# Start of DATA SHOWN

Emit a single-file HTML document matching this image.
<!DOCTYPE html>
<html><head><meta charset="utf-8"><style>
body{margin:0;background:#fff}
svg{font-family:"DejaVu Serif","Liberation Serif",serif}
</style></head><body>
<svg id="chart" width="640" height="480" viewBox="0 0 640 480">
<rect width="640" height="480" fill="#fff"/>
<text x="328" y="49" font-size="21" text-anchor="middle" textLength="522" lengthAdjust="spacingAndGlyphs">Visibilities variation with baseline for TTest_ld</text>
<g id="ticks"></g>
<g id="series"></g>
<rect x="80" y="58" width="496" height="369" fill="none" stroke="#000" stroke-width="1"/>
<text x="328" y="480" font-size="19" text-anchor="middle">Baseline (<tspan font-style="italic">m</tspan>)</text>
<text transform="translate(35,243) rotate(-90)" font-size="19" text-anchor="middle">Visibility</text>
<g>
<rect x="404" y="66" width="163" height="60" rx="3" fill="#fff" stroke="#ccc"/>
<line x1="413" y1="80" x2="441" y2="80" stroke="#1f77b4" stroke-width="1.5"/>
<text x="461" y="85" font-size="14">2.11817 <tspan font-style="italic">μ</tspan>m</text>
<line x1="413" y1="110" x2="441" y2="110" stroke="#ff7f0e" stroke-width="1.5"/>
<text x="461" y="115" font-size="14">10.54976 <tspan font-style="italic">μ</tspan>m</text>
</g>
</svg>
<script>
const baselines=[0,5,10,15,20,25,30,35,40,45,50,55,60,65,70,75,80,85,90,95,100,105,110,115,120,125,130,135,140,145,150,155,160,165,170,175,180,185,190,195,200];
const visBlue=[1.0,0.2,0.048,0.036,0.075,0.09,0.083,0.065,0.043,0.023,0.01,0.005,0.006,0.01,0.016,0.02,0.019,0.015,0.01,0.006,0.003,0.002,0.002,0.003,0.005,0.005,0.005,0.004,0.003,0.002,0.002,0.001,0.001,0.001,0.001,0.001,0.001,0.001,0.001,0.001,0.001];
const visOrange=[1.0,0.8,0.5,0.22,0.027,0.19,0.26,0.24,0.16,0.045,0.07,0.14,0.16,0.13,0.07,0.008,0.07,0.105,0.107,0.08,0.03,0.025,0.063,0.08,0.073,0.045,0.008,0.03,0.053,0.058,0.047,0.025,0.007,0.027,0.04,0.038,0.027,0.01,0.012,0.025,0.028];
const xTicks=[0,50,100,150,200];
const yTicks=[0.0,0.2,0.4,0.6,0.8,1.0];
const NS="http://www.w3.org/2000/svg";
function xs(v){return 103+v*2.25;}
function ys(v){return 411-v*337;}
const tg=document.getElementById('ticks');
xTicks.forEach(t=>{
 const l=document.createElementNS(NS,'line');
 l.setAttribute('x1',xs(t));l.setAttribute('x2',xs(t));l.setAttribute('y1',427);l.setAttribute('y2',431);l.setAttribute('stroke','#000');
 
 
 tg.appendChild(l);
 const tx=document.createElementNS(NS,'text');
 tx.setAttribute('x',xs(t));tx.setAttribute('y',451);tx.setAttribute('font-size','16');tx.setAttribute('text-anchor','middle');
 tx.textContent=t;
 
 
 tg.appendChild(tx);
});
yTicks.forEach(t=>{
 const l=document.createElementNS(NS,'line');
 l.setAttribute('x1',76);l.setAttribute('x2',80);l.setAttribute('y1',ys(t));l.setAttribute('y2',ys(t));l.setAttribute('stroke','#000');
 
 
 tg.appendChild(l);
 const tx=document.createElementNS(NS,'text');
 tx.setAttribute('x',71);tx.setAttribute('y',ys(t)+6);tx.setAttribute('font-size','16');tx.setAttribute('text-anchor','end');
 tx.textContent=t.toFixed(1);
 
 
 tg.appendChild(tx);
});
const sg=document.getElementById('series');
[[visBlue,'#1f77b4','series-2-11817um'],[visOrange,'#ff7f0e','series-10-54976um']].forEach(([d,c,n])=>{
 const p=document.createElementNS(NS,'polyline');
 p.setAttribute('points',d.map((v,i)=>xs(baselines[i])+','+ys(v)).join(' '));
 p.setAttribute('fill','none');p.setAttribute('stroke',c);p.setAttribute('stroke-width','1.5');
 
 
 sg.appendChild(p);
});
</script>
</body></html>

# End of DATA SHOWN

Can you reproduce all the material exactly?

## SOLUTION FOR THIS PROBLEM:
Emit a single-file HTML document matching this image.
<!DOCTYPE html>
<html><head><meta charset="utf-8"><style>
body{margin:0;background:#fff}
svg{font-family:"DejaVu Serif","Liberation Serif",serif}
</style></head><body>
<svg id="chart" width="640" height="480" viewBox="0 0 640 480">
<rect width="640" height="480" fill="#fff"/>
<text x="328" y="49" font-size="21" text-anchor="middle" textLength="522" lengthAdjust="spacingAndGlyphs">Visibilities variation with baseline for TTest_ld</text>
<g id="ticks"></g>
<g id="series"></g>
<rect x="80" y="58" width="496" height="369" fill="none" stroke="#000" stroke-width="1"/>
<text x="328" y="480" font-size="19" text-anchor="middle">Baseline (<tspan font-style="italic">m</tspan>)</text>
<text transform="translate(35,243) rotate(-90)" font-size="19" text-anchor="middle">Visibility</text>
<g>
<rect x="404" y="66" width="163" height="60" rx="3" fill="#fff" stroke="#ccc"/>
<line x1="413" y1="80" x2="441" y2="80" stroke="#1f77b4" stroke-width="1.5"/>
<text x="461" y="85" font-size="14">2.11817 <tspan font-style="italic">μ</tspan>m</text>
<line x1="413" y1="110" x2="441" y2="110" stroke="#ff7f0e" stroke-width="1.5"/>
<text x="461" y="115" font-size="14">10.54976 <tspan font-style="italic">μ</tspan>m</text>
</g>
</svg>
<script>
const baselines=[0,5,10,15,20,25,30,35,40,45,50,55,60,65,70,75,80,85,90,95,100,105,110,115,120,125,130,135,140,145,150,155,160,165,170,175,180,185,190,195,200];
const visBlue=[1.0,0.2,0.048,0.036,0.075,0.09,0.083,0.065,0.043,0.023,0.01,0.005,0.006,0.01,0.016,0.02,0.019,0.015,0.01,0.006,0.003,0.002,0.002,0.003,0.005,0.005,0.005,0.004,0.003,0.002,0.002,0.001,0.001,0.001,0.001,0.001,0.001,0.001,0.001,0.001,0.001];
const visOrange=[1.0,0.8,0.5,0.22,0.027,0.19,0.26,0.24,0.16,0.045,0.07,0.14,0.16,0.13,0.07,0.008,0.07,0.105,0.107,0.08,0.03,0.025,0.063,0.08,0.073,0.045,0.008,0.03,0.053,0.058,0.047,0.025,0.007,0.027,0.04,0.038,0.027,0.01,0.012,0.025,0.028];
const xTicks=[0,50,100,150,200];
const yTicks=[0.0,0.2,0.4,0.6,0.8,1.0];
const NS="http://www.w3.org/2000/svg";
function xs(v){return 103+v*2.25;}
function ys(v){return 411-v*337;}
const tg=document.getElementById('ticks');
xTicks.forEach(t=>{
 const l=document.createElementNS(NS,'line');
 l.setAttribute('x1',xs(t));l.setAttribute('x2',xs(t));l.setAttribute('y1',427);l.setAttribute('y2',431);l.setAttribute('stroke','#000');
 
 
 tg.appendChild(l);
 const tx=document.createElementNS(NS,'text');
 tx.setAttribute('x',xs(t));tx.setAttribute('y',451);tx.setAttribute('font-size','16');tx.setAttribute('text-anchor','middle');
 tx.textContent=t;
 
 
 tg.appendChild(tx);
});
yTicks.forEach(t=>{
 const l=document.createElementNS(NS,'line');
 l.setAttribute('x1',76);l.setAttribute('x2',80);l.setAttribute('y1',ys(t));l.setAttribute('y2',ys(t));l.setAttribute('stroke','#000');
 
 
 tg.appendChild(l);
 const tx=document.createElementNS(NS,'text');
 tx.setAttribute('x',71);tx.setAttribute('y',ys(t)+6);tx.setAttribute('font-size','16');tx.setAttribute('text-anchor','end');
 tx.textContent=t.toFixed(1);
 
 
 tg.appendChild(tx);
});
const sg=document.getElementById('series');
[[visBlue,'#1f77b4','series-2-11817um'],[visOrange,'#ff7f0e','series-10-54976um']].forEach(([d,c,n])=>{
 const p=document.createElementNS(NS,'polyline');
 p.setAttribute('points',d.map((v,i)=>xs(baselines[i])+','+ys(v)).join(' '));
 p.setAttribute('fill','none');p.setAttribute('stroke',c);p.setAttribute('stroke-width','1.5');
 
 
 sg.appendChild(p);
});
</script>
</body></html>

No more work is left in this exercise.